Tuesday, 26 April 2011

An Example of AimHigher at Work... just in time to be canceled


The Oxford University student paper, The Cherwell, published a great piece on an access outreach program at Oxford designed to encourage students without a history of higher education participation in their families to consider university and Oxford specifically. The program involves bringing students selected by their respective schools to Oxford to participate in a murder mystery. The murder mystery exposes the students to various fields of academic study such as classical history, chemistry and geography. The program is also designed to de-mystify Oxford in particular with college dinners, exploring the colleges and the city (for the full story & some video on the murder mystery program, please see http://www.cherwell.org/news/academic/2011/04/20/murder-in-the-cloisters-a-lighter-take-on-access-).
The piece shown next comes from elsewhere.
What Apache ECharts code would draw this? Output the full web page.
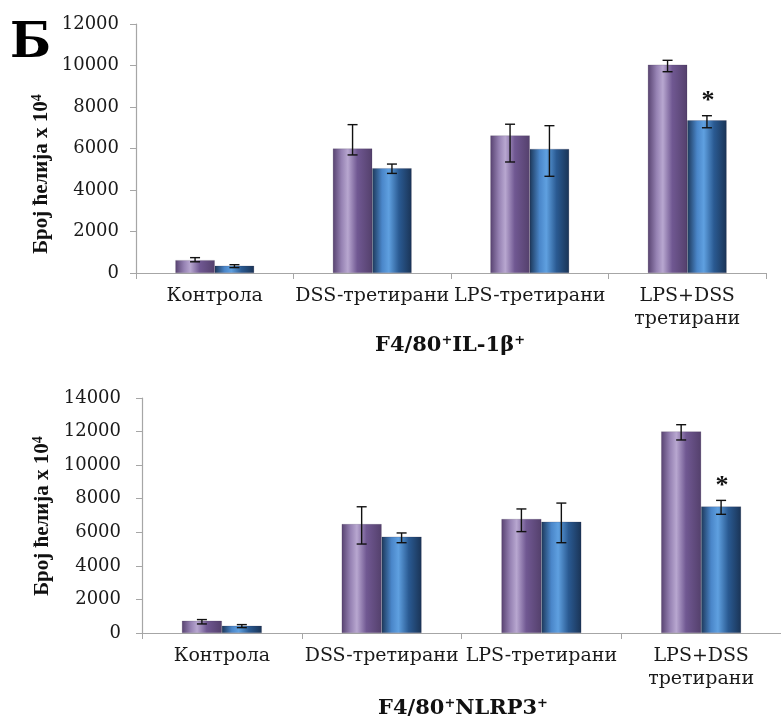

Why is it important to mention this program? Because it is one of the programs that will suffer as a consequence of cancelling the UK's AimHigher program (for details of the AimHigher program & its demise, please see my previous post http://andrew-bloggs.blogspot.com/2011/03/missing-target-great-mistake-of.html). Now, one could suggest that Oxford can continue to run this outreach program without the AimHigher support. In fact, the UK's Office For Fair Access (OFFA) requires English universities charging more than £6,000 per year in student fees MUST have outreach programs (Oxford has declared it will charge the permitted upper limit of £9,000). And it is true that Oxford can continue to run a murder mystery for potential students.

However, what AimHigher added was coordination of schools to identify the students to participate in these programs. Individual universities cannot do is this nearly as effectively as AimHigher was doing. While Oxford's murder mystery does sound fun, the point of the program is to expose students who could benefit from being exposed to a university (or, more particularly, a highly selective university like Oxford). Oxford can't do this itself. If it could, it would have. The point of AimHigher was to identify and expose those students not considering university to higher education. The main complaint against Oxford's admissions process is that the university doesn't attract students from disadvantaged backgrounds. AimHigher brought these students to the gates of the Oxford colleges to see what is available and open to them.

The Cherwell has put a human face on the victims of the government's short-sighted, mean and poorly-considered decision to sacrifice AimHigher in the interest of deficit-fighting. AimHigher was a program that would fight the negative consequences of England's new fee regime. Too bad the government hasn't realized this.